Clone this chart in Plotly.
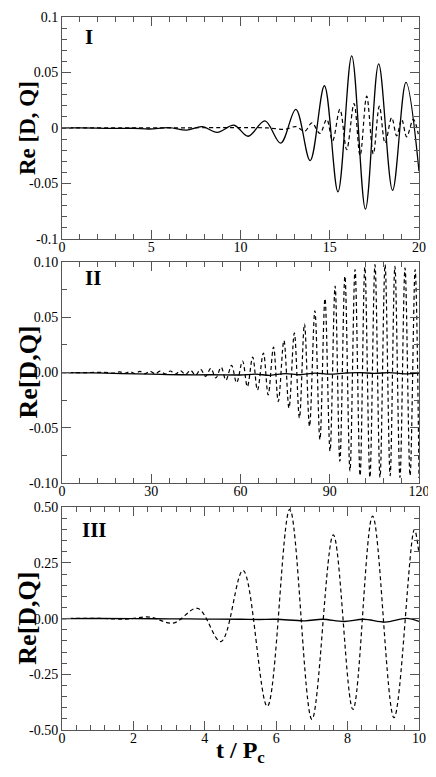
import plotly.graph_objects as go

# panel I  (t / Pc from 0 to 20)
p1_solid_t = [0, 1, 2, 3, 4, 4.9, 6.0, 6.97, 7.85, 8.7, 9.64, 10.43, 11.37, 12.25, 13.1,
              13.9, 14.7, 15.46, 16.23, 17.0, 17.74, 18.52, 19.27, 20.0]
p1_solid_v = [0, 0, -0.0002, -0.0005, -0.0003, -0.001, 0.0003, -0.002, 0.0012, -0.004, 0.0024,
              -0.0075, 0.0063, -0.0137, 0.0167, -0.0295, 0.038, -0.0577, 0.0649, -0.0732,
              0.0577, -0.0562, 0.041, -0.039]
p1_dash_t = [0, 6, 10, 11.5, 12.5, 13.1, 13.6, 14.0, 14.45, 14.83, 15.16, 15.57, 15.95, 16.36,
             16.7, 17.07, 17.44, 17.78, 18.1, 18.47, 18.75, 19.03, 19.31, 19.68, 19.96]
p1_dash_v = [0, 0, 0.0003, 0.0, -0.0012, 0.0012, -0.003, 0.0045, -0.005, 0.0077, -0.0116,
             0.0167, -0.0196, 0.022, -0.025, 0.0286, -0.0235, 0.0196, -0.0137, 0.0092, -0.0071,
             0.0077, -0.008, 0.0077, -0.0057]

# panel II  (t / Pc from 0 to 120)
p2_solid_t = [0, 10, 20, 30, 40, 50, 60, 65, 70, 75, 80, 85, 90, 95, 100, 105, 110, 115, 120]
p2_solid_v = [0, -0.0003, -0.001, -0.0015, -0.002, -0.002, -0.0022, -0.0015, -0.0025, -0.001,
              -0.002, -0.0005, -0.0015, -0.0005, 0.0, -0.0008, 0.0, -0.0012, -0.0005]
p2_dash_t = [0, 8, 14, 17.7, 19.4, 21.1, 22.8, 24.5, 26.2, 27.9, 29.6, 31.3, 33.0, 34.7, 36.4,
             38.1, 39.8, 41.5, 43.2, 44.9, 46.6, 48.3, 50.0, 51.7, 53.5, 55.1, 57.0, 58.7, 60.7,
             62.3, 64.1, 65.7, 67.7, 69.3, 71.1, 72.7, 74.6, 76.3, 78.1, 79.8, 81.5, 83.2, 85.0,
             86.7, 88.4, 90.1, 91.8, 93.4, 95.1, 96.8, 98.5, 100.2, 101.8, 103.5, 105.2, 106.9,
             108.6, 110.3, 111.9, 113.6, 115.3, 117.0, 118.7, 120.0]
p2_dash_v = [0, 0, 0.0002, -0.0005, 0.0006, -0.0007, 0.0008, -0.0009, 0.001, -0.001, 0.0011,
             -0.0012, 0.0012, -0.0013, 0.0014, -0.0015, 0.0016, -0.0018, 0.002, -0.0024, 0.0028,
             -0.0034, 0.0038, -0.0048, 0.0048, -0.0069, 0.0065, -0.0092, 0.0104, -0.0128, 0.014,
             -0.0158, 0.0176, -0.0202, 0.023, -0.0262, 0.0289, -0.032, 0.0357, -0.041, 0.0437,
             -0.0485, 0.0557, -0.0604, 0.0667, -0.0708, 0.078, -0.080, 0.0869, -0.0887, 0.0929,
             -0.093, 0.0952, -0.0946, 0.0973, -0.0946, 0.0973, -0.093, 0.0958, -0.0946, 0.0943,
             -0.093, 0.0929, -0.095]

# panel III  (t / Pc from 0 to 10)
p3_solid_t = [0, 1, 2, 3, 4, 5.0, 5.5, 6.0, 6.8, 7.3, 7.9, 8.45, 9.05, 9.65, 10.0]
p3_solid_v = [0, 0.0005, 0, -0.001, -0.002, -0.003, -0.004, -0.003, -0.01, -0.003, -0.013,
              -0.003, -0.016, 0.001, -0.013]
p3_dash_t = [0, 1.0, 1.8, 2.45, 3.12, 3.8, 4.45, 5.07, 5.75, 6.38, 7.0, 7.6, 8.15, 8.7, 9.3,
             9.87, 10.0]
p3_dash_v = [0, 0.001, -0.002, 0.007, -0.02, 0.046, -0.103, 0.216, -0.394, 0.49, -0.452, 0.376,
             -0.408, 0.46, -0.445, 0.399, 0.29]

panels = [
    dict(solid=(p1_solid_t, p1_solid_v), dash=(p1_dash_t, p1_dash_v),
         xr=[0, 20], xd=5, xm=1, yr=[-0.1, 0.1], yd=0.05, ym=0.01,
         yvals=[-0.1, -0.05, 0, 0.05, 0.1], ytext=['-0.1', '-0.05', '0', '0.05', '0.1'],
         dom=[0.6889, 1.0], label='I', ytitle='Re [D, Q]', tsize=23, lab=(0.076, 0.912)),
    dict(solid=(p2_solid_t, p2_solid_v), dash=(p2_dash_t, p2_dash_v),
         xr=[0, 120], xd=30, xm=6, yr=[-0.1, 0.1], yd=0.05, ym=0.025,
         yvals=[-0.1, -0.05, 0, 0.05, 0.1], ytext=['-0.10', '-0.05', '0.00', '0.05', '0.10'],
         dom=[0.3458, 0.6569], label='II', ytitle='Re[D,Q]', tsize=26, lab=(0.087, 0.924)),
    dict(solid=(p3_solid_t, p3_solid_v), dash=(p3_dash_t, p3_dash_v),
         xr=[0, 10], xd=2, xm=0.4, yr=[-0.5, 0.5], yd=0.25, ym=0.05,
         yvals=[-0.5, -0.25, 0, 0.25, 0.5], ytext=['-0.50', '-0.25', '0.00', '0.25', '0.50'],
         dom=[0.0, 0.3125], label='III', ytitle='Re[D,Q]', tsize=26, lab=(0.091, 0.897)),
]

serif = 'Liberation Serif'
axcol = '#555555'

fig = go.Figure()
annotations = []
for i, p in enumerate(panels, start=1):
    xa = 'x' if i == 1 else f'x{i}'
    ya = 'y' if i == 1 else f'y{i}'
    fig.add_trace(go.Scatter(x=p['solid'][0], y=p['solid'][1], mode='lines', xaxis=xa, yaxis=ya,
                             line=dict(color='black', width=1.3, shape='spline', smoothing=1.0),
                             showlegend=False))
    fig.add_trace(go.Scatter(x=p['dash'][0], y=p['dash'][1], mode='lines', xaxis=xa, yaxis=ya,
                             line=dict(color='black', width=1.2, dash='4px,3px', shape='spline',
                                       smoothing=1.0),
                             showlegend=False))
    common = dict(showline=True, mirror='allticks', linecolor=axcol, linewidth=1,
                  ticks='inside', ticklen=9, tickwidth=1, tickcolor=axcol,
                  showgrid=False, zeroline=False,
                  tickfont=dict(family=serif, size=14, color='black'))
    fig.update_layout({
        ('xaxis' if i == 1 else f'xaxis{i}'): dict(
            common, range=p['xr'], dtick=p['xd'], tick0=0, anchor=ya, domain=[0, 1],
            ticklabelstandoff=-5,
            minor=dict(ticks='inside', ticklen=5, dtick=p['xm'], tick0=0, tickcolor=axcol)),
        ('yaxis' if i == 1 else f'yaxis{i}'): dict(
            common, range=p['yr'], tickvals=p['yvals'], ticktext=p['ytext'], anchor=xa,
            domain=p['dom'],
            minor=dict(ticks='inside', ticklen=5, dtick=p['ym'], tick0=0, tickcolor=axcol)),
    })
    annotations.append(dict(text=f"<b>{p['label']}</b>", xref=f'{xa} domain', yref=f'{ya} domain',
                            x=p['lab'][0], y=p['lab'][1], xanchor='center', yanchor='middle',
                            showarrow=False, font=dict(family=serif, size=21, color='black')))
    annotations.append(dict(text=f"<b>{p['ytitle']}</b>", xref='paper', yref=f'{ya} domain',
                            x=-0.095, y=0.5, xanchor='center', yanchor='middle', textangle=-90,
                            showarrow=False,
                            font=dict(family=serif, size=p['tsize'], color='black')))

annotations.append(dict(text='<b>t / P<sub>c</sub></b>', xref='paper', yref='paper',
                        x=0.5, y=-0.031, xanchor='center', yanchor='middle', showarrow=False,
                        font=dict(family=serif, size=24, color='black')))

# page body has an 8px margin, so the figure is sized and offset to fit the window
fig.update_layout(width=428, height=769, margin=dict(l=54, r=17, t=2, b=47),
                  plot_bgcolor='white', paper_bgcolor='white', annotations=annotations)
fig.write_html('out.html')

● What you will do
Only lines belong in the copy: transcribe those from the start of the data through the line that contains "0.0077, -0.008, 0.0077, -0.0057]", and skip the pictures.

● Exercise result
Clone this chart in Plotly.
import plotly.graph_objects as go

# panel I  (t / Pc from 0 to 20)
p1_solid_t = [0, 1, 2, 3, 4, 4.9, 6.0, 6.97, 7.85, 8.7, 9.64, 10.43, 11.37, 12.25, 13.1,
              13.9, 14.7, 15.46, 16.23, 17.0, 17.74, 18.52, 19.27, 20.0]
p1_solid_v = [0, 0, -0.0002, -0.0005, -0.0003, -0.001, 0.0003, -0.002, 0.0012, -0.004, 0.0024,
              -0.0075, 0.0063, -0.0137, 0.0167, -0.0295, 0.038, -0.0577, 0.0649, -0.0732,
              0.0577, -0.0562, 0.041, -0.039]
p1_dash_t = [0, 6, 10, 11.5, 12.5, 13.1, 13.6, 14.0, 14.45, 14.83, 15.16, 15.57, 15.95, 16.36,
             16.7, 17.07, 17.44, 17.78, 18.1, 18.47, 18.75, 19.03, 19.31, 19.68, 19.96]
p1_dash_v = [0, 0, 0.0003, 0.0, -0.0012, 0.0012, -0.003, 0.0045, -0.005, 0.0077, -0.0116,
             0.0167, -0.0196, 0.022, -0.025, 0.0286, -0.0235, 0.0196, -0.0137, 0.0092, -0.0071,
             0.0077, -0.008, 0.0077, -0.0057]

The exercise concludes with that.